Your task is to write out only the lines running from the line with "Rebuild this chart" to the line with "import pandas", both ends kept, with no images.

[Source code of charts]
################

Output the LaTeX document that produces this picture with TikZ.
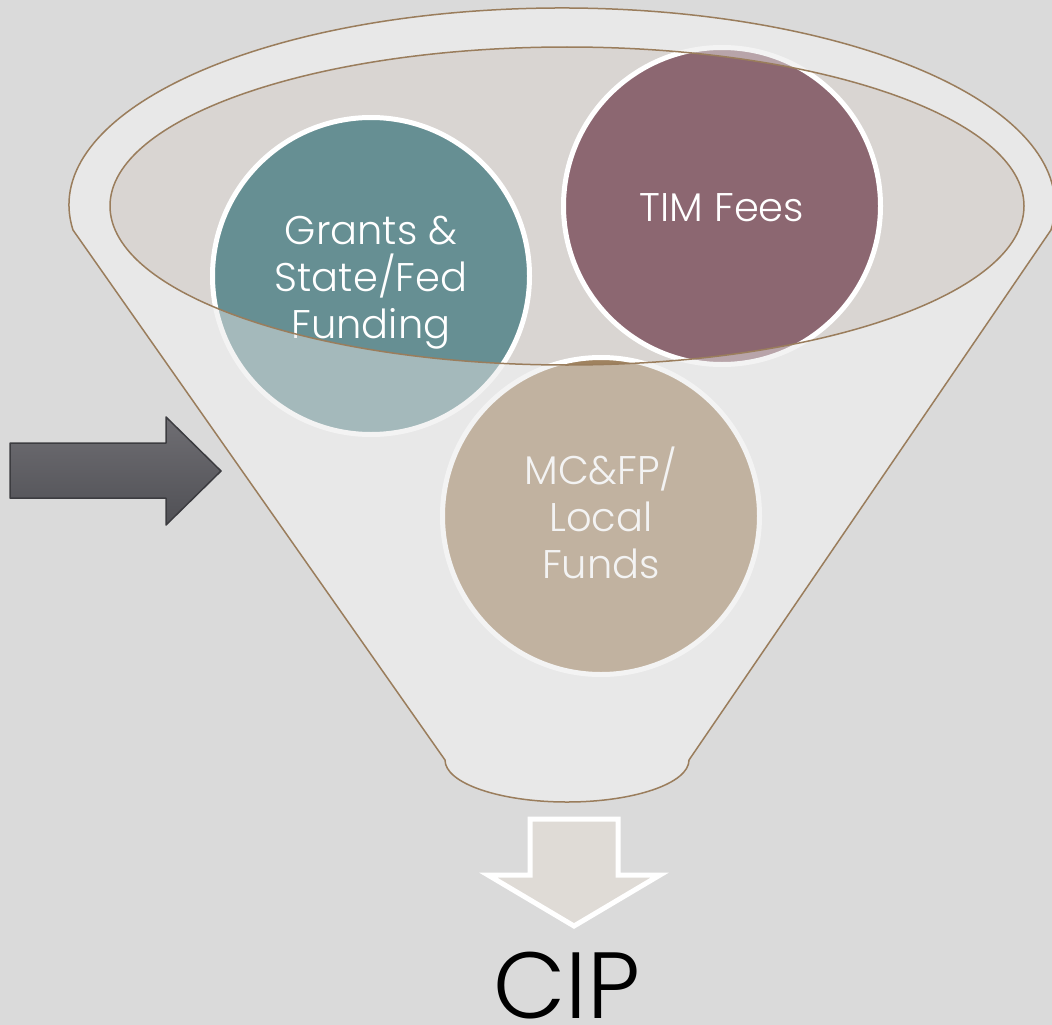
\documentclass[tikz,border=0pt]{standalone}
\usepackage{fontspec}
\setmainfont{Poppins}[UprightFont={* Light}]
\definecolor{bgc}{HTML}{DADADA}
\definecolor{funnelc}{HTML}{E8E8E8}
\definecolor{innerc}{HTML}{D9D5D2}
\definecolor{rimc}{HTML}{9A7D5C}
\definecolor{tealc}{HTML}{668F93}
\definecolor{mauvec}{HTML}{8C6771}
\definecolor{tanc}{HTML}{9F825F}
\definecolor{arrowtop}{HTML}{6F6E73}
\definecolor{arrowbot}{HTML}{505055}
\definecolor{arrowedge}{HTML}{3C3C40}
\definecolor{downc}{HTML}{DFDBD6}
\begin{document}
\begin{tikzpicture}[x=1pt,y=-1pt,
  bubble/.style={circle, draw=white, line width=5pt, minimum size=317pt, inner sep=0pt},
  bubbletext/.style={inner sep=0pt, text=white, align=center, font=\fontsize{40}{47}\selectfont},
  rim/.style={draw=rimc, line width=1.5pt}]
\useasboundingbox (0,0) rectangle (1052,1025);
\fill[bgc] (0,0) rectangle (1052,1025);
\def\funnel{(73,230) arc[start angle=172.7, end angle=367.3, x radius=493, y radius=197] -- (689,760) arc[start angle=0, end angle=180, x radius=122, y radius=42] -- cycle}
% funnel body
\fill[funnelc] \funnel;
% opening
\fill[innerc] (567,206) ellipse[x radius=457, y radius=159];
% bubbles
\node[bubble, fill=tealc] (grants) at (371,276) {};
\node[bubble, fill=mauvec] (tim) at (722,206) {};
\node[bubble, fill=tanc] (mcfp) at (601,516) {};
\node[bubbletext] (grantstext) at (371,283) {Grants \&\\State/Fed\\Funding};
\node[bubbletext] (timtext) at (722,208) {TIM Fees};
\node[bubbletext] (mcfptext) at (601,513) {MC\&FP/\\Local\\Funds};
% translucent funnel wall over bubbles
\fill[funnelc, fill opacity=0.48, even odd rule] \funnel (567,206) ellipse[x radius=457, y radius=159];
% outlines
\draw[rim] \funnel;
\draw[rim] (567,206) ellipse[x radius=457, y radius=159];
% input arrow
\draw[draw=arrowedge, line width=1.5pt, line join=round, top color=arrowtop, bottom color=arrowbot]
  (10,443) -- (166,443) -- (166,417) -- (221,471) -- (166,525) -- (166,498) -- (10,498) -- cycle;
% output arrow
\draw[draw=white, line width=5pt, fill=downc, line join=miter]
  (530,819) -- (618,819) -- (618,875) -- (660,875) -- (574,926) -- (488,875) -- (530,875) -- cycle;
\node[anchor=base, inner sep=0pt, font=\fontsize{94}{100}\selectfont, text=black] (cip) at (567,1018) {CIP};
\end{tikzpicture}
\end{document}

################

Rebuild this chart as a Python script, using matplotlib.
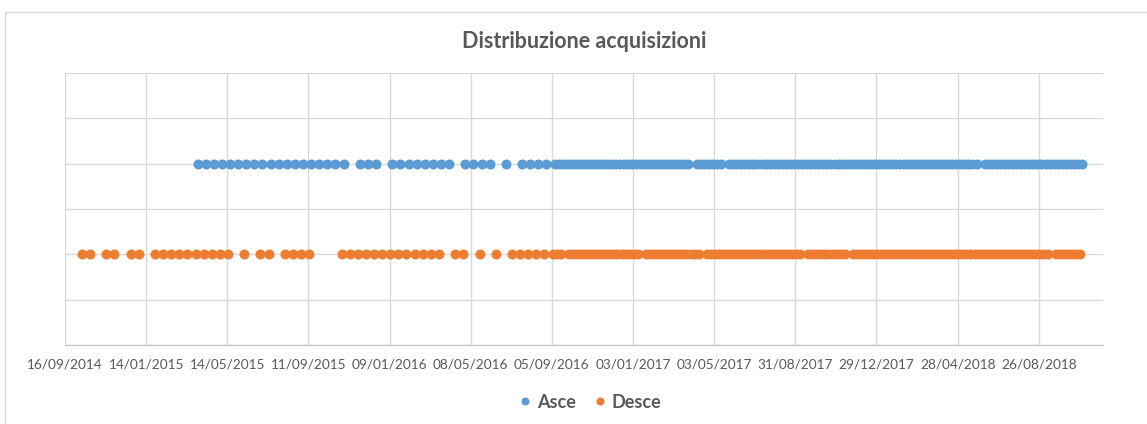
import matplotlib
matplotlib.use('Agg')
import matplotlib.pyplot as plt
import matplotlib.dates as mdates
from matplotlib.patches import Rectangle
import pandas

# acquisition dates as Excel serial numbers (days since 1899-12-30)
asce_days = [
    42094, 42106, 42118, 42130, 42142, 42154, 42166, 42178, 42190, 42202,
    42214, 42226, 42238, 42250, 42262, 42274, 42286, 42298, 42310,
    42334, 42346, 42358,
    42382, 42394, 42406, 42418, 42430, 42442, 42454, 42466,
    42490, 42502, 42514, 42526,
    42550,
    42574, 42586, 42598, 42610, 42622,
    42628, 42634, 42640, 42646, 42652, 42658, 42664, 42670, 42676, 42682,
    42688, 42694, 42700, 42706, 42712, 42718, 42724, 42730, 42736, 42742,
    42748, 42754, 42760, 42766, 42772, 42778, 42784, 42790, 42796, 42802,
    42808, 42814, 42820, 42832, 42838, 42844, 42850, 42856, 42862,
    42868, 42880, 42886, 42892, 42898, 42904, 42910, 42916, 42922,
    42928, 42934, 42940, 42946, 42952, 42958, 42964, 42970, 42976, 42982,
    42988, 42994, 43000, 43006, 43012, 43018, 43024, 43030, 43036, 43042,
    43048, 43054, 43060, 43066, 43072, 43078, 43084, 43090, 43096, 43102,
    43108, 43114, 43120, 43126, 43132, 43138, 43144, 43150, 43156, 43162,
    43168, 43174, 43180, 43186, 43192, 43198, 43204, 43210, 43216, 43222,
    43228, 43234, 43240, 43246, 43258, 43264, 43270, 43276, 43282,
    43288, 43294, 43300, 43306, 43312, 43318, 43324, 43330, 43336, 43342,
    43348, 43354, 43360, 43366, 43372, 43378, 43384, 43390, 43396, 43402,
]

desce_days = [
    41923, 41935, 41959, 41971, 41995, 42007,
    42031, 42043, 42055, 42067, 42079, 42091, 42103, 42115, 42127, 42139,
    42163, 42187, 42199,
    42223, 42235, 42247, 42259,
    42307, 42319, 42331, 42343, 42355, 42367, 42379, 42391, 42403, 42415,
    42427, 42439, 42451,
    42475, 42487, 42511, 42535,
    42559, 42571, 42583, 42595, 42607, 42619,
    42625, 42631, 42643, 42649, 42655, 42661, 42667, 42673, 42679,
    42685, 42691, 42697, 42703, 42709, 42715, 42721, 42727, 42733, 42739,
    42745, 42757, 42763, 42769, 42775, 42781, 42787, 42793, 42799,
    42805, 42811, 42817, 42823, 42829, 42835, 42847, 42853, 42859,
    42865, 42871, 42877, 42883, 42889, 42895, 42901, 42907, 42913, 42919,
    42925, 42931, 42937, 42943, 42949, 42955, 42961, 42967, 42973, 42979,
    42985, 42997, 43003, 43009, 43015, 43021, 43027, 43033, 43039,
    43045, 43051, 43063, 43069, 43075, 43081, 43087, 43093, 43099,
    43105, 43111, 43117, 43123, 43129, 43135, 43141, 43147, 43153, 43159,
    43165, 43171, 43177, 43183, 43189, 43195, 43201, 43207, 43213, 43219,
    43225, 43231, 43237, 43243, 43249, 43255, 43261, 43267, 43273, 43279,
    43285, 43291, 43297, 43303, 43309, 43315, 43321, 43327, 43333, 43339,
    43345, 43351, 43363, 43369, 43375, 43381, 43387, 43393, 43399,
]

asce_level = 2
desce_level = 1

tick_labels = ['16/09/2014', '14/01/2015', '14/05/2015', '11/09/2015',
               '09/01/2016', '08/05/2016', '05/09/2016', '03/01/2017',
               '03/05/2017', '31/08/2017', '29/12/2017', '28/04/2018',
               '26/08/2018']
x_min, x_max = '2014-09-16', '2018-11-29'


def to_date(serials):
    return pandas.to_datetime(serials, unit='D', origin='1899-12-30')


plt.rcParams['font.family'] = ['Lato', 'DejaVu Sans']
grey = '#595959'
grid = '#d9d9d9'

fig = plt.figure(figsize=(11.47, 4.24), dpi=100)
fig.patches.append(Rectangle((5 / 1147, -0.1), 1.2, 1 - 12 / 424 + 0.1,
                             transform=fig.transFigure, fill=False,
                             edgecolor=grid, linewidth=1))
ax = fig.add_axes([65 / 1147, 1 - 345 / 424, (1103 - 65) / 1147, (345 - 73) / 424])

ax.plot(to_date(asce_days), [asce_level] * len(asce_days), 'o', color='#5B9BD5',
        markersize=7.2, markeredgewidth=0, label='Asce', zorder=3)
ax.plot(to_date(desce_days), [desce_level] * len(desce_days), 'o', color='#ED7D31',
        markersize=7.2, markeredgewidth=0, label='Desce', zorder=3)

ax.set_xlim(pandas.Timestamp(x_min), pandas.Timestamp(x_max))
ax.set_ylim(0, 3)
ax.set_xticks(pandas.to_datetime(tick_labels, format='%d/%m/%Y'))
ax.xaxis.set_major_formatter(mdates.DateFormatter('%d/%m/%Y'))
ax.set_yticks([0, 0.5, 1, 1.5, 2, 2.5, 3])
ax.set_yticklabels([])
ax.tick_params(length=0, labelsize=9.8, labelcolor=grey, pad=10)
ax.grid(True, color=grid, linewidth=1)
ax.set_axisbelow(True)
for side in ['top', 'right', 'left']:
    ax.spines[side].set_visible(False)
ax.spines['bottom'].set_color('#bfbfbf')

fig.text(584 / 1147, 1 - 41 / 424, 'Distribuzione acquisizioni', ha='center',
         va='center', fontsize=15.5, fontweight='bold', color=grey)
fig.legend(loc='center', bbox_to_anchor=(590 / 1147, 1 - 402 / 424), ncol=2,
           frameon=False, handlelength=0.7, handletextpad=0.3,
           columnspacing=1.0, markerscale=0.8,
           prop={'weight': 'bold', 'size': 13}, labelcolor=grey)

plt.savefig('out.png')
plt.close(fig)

################

WRITTEN ANSWER>
Rebuild this chart as a Python script, using matplotlib.
import matplotlib
matplotlib.use('Agg')
import matplotlib.pyplot as plt
import matplotlib.dates as mdates
from matplotlib.patches import Rectangle
import pandas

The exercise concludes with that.